Paper Note of APCM

Title: Access Pattern-Aware Cache Management for Improving Data Utilization in GPU

Topic: A mechanism to improve GPU performance based on data usage pattern

Idea: The design of GPU memory hierarchy not support well for warp, previous warp-level cache mechanisms are too coarse that streaming cannot benefit and some instructions with strong temporal locality are forced to bypass. Detect locality data type by monitoring per load exemplar warp and use cache tag array to track data sharing, then use different strategies for the according locality data types, make corresponding hardware design to support the mechanism. For streaming type bypass the L1 cache and directly use L2, for inter-warp utilize the LRU stategy, for intra-warp use a protection algorithm that estimate the lifespan of data to utilize the locality until mostly end the reuse.

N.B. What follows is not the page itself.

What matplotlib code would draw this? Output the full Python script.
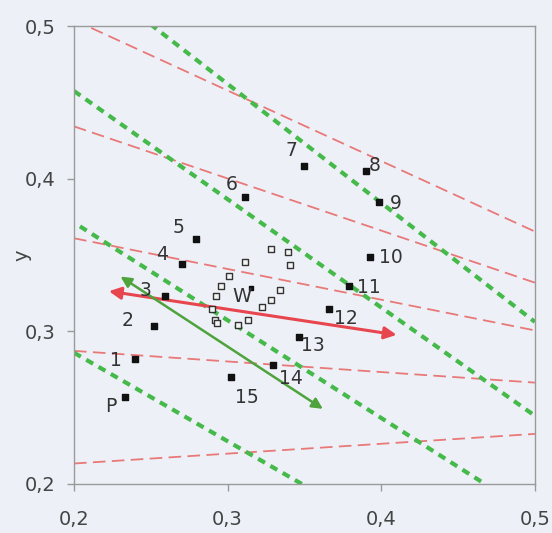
import matplotlib
matplotlib.use("Agg")
import matplotlib.pyplot as plt
import numpy as np

# ---- data ----
pt_labels = ["P", "1", "2", "3", "4", "5", "6", "7", "8", "9", "10", "11", "12", "13", "14", "15"]
pt_x = [0.233, 0.240, 0.252, 0.259, 0.270, 0.2795, 0.311, 0.350, 0.390, 0.3987, 0.393, 0.379, 0.366, 0.3467, 0.3295, 0.3025]
pt_y = [0.257, 0.282, 0.3035, 0.323, 0.344, 0.3605, 0.388, 0.4086, 0.405, 0.385, 0.3487, 0.3296, 0.3147, 0.296, 0.278, 0.2704]

w_x = [0.315]
w_y = [0.3285]

hollow_x = [0.3116, 0.328, 0.339, 0.3405, 0.301, 0.2956, 0.2926, 0.290, 0.2915, 0.293, 0.307, 0.3135, 0.3225, 0.328, 0.334]
hollow_y = [0.3457, 0.354, 0.3518, 0.3435, 0.3364, 0.3296, 0.3234, 0.3144, 0.3073, 0.3055, 0.304, 0.3077, 0.316, 0.3207, 0.3274]

# red dashed lines: (x0, y0, x1, y1)
red_x0 = [0.2, 0.2, 0.2, 0.2, 0.2]
red_y0 = [0.504, 0.4343, 0.361, 0.2872, 0.2134]
red_x1 = [0.5, 0.5, 0.5, 0.5, 0.5]
red_y1 = [0.3654, 0.3319, 0.3006, 0.2664, 0.2328]

# green dotted lines
green_x0 = [0.2497, 0.2, 0.2039, 0.2]
green_y0 = [0.5013, 0.4575, 0.3688, 0.286]
green_x1 = [0.5, 0.5, 0.4675, 0.3483]
green_y1 = [0.3062, 0.2447, 0.2, 0.2]

# arrows
red_arrow = (0.2227, 0.3263, 0.410, 0.2977)
green_arrow = (0.2303, 0.3359, 0.362, 0.2492)

xticks = [0.2, 0.3, 0.4, 0.5]
yticks = [0.2, 0.3, 0.4, 0.5]
tick_labels = ["0,2", "0,3", "0,4", "0,5"]

# label offsets (points), style only
lab_dx = [-10, -14, -19, -14, -14, -13, -9, -9, 6, 12, 15, 14, 12, 10, 13, 11]
lab_dy = [-7, -1, 4, 4, 7, 8, 9, 11, 4, -1, -0.5, -1, -7, -5.5, -10, -15]

bg = "#edf1f7"
fig = plt.figure(figsize=(5.52, 5.33), dpi=100, facecolor=bg)
ax = fig.add_axes([0.134, 0.092, 0.835, 0.859], facecolor=bg)

for x0, y0, x1, y1 in zip(red_x0, red_y0, red_x1, red_y1):
    ax.plot([x0, x1], [y0, y1], color="#e97878", lw=1.3, dashes=(7, 3.5), zorder=2)
for x0, y0, x1, y1 in zip(green_x0, green_y0, green_x1, green_y1):
    ax.plot([x0, x1], [y0, y1], color="#45b94a", lw=3.0, dashes=(1.9, 1.5), zorder=2)

ax.annotate("", xy=red_arrow[:2], xytext=red_arrow[2:],
            arrowprops=dict(arrowstyle="<|-|>", color="#e8464e", lw=2.2,
                            mutation_scale=18, shrinkA=0, shrinkB=0), zorder=4)
ax.annotate("", xy=green_arrow[:2], xytext=green_arrow[2:],
            arrowprops=dict(arrowstyle="<|-|>", color="#4ea33c", lw=1.8,
                            mutation_scale=16, shrinkA=0, shrinkB=0), zorder=4)

ax.scatter(hollow_x, hollow_y, marker="s", s=14, facecolor="#f4f4f4", edgecolor="#333333", lw=1.0, zorder=5)
ax.scatter(pt_x, pt_y, marker="s", s=14, color="#111111", zorder=5)
ax.scatter(w_x, w_y, marker="s", s=8, color="#111111", zorder=5)

for lab, x, y, dx, dy in zip(pt_labels, pt_x, pt_y, lab_dx, lab_dy):
    ax.annotate(lab, (x, y), xytext=(dx, dy), textcoords="offset points",
                ha="center", va="center", fontsize=13.5, color="#333333", zorder=6)
ax.annotate("W", (w_x[0], w_y[0]), xytext=(-6, -6), textcoords="offset points",
            ha="center", va="center", fontsize=14, color="#333333", zorder=6)

ax.set_xlim(0.2, 0.5)
ax.set_ylim(0.2, 0.5)
ax.set_xticks(xticks)
ax.set_xticklabels(tick_labels)
ax.set_yticks(yticks)
ax.set_yticklabels(tick_labels)
ax.tick_params(axis="x", length=5, width=1, color="#999999", pad=14, labelsize=14, labelcolor="#444444")
ax.tick_params(axis="y", length=5, width=1, color="#999999", pad=8, labelsize=14, labelcolor="#444444")
for s in ax.spines.values():
    s.set_color("#9a9a9a")
    s.set_linewidth(1.0)
ax.set_ylabel("y", fontsize=14, color="#444444", va="center")
ax.yaxis.set_label_coords(-0.113, 0.5)

fig.savefig("out.png", dpi=100, facecolor=bg)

Contribution: Analysis of the weakness of previous GPU cache management. Proposed a hardware based solution for improve GPU L1 cache performance.

Intellectual merit: Use the notion of access pattern similarity (APS) to measure the consistency of access patterns. Analysis the locality data type for per-load level optimization. Use a protection algorithm for utilize the dominant intra-warp locality.

Strengths: Clearly illustrate the strategies and design for APCM, detailed experiments to show the performance.

Weakness: Heuristic based that the locality data types tend to not change.